#### [SUPPLIED INFORMATION]
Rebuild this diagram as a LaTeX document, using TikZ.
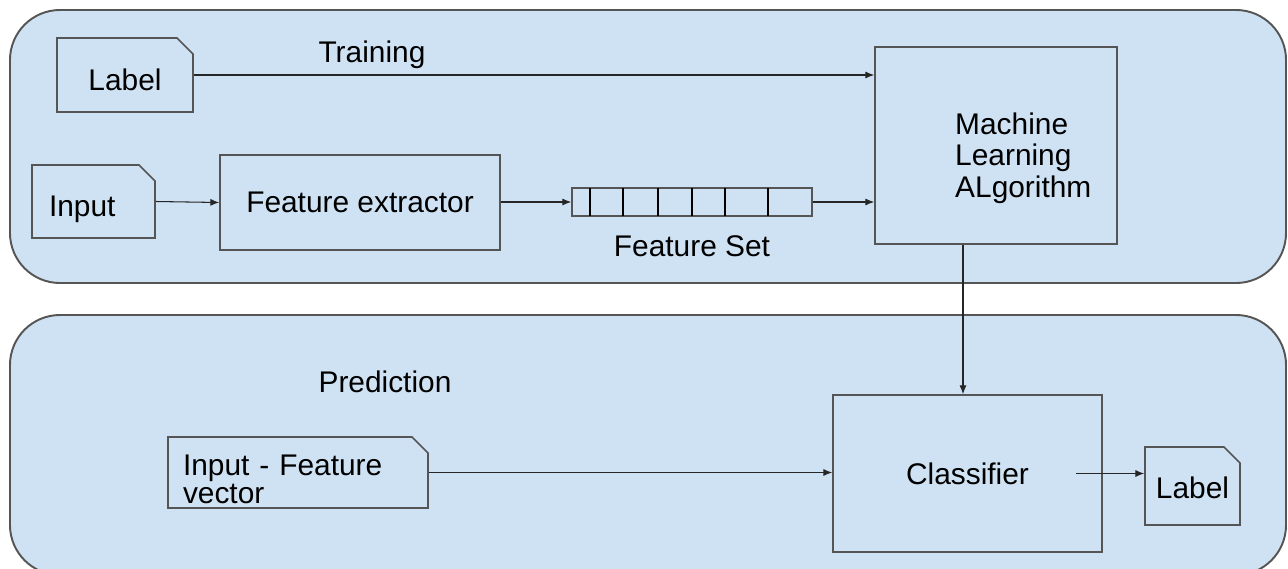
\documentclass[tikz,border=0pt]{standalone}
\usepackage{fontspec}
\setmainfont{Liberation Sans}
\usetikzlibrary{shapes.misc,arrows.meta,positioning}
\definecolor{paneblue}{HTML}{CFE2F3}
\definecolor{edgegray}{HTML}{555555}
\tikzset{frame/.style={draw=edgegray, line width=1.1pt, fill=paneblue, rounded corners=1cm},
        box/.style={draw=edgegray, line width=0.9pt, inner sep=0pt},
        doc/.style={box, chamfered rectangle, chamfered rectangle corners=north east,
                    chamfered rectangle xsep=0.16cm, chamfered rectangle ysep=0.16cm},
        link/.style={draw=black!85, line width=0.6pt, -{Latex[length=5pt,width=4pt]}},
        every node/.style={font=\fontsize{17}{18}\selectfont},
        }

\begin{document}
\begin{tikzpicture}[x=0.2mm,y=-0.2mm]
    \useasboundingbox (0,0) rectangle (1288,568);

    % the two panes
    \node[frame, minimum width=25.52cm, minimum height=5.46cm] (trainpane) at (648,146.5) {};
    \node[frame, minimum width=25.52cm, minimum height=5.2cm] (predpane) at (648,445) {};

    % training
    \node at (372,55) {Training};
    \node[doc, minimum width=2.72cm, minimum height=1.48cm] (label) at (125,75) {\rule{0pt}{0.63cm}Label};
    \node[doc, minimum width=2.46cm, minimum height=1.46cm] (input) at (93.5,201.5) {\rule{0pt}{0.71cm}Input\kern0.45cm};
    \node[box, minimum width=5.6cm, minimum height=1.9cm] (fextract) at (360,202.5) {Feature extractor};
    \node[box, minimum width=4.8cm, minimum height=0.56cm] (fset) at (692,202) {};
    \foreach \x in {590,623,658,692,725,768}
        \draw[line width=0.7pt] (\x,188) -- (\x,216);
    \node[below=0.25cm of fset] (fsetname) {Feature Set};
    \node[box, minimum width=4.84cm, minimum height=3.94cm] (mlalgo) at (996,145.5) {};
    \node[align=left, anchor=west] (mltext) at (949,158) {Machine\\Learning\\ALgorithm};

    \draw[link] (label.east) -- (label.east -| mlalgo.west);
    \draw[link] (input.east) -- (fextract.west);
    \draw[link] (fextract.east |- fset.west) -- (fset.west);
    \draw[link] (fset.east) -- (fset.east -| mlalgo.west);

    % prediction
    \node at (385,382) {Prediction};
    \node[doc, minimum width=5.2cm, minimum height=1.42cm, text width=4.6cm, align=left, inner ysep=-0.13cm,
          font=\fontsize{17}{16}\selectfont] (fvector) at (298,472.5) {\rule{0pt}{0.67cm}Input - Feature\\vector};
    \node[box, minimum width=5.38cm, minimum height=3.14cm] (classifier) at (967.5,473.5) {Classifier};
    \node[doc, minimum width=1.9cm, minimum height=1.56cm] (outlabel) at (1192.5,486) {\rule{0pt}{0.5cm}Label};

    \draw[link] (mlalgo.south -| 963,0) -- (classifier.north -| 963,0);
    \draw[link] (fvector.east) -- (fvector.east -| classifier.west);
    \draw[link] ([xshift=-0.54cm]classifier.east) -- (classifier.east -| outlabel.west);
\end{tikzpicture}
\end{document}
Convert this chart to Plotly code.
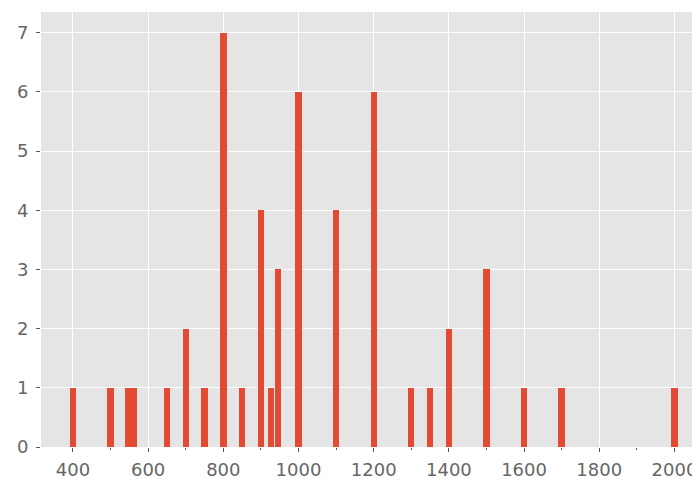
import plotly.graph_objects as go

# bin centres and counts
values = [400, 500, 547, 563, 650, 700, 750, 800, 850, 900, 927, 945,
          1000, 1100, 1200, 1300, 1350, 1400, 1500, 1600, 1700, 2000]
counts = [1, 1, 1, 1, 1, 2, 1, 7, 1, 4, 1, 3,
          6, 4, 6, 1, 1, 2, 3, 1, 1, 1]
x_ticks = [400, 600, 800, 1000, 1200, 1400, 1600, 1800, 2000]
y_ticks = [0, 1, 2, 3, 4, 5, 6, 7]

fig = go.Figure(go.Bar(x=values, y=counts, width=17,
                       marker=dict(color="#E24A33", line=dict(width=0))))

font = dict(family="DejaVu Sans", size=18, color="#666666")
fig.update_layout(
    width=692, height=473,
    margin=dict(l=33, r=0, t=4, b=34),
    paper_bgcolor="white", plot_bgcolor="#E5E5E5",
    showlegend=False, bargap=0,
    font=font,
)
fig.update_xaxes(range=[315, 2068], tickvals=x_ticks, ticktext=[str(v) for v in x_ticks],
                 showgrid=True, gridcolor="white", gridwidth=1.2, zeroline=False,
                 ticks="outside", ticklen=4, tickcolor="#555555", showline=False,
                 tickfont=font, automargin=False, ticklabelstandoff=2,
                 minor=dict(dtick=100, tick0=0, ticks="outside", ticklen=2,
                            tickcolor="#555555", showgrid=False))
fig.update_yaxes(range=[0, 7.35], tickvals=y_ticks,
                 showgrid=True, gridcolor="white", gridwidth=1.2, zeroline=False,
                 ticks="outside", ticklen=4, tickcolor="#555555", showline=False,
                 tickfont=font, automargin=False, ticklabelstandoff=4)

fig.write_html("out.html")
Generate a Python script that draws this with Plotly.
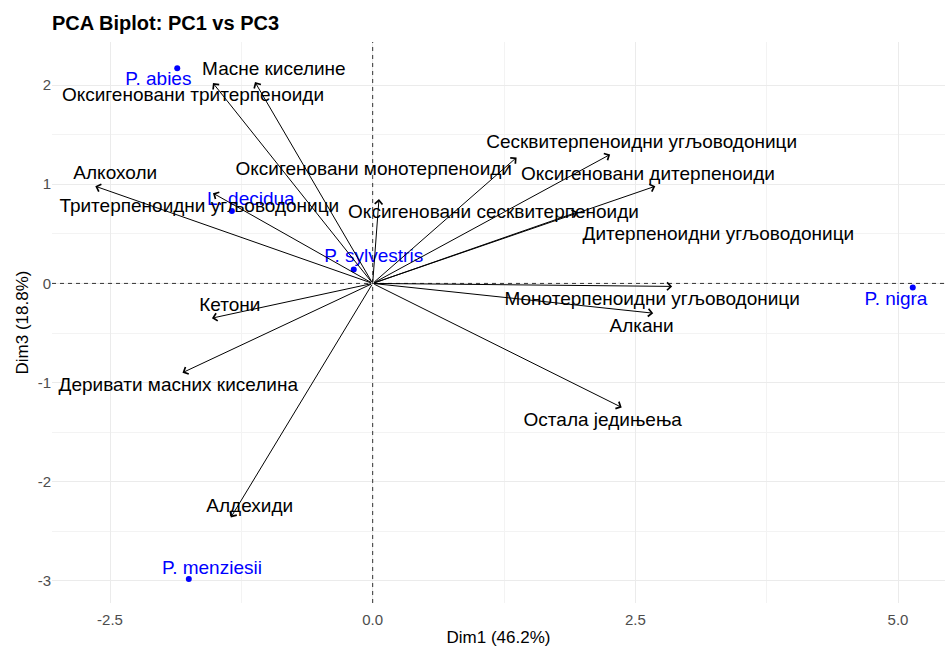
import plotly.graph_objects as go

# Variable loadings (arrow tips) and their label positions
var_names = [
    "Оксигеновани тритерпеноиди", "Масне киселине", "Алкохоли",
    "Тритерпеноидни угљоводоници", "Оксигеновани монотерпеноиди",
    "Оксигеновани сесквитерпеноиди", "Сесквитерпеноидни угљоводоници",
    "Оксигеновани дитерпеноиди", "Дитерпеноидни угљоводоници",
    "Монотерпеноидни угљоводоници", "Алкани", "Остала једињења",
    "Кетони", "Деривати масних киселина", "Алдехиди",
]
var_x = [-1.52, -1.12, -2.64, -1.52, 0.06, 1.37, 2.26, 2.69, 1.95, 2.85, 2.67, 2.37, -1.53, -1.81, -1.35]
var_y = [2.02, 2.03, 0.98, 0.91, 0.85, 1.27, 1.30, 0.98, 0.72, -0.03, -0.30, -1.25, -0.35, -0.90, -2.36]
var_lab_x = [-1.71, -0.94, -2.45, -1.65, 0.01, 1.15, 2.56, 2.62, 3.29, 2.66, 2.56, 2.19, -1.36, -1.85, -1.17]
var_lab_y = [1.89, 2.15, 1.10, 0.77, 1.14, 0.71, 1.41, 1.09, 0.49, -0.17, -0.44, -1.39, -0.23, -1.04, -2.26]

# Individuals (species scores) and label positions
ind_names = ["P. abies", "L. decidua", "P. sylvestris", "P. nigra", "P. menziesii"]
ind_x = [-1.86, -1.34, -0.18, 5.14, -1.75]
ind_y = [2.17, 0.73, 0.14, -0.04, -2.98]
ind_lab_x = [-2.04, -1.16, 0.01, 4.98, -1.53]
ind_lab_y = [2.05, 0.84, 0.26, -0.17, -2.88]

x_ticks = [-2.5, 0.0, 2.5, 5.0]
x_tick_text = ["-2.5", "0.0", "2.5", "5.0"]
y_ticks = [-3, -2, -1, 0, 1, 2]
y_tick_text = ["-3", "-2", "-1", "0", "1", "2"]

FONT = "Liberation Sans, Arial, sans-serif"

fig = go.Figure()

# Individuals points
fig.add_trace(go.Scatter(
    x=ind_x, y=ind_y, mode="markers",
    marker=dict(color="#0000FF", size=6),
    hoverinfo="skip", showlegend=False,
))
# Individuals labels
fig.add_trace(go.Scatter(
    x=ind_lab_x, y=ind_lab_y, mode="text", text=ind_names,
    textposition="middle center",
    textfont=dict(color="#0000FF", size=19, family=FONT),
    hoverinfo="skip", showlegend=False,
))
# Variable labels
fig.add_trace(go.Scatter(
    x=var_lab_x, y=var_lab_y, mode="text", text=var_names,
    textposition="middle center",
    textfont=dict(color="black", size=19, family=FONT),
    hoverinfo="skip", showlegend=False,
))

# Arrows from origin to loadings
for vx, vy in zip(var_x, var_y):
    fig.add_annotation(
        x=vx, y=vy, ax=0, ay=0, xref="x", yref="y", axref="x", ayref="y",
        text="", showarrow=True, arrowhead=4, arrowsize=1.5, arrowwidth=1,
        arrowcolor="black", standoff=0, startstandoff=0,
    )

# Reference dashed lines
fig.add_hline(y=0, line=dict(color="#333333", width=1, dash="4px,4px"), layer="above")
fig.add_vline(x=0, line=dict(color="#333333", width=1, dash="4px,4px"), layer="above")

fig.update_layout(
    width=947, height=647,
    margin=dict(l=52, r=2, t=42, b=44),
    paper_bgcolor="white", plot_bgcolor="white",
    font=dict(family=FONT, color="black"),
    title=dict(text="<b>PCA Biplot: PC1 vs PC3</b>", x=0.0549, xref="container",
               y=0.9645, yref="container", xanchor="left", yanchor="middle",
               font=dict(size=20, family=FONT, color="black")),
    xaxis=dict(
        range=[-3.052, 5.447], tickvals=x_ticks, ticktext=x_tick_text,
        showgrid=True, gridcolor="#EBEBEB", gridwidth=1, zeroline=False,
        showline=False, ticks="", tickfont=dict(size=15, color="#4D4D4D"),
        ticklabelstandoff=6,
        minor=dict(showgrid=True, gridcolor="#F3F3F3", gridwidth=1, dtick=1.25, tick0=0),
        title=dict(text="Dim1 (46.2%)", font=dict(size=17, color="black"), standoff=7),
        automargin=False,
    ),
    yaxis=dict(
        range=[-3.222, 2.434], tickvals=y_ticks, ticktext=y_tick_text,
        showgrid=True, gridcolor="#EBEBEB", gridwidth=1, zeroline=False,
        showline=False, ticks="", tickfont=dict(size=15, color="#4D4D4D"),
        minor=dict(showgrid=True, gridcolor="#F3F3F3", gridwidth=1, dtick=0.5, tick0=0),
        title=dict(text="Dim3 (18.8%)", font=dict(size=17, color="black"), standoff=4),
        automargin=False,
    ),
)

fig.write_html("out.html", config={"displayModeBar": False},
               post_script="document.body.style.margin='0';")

#### [WHAT YOU NEED TO DO]
Say the number of lines in the listing that hold "this", with no added words.

#### [OUTPUT OF THE EXERCISE]
3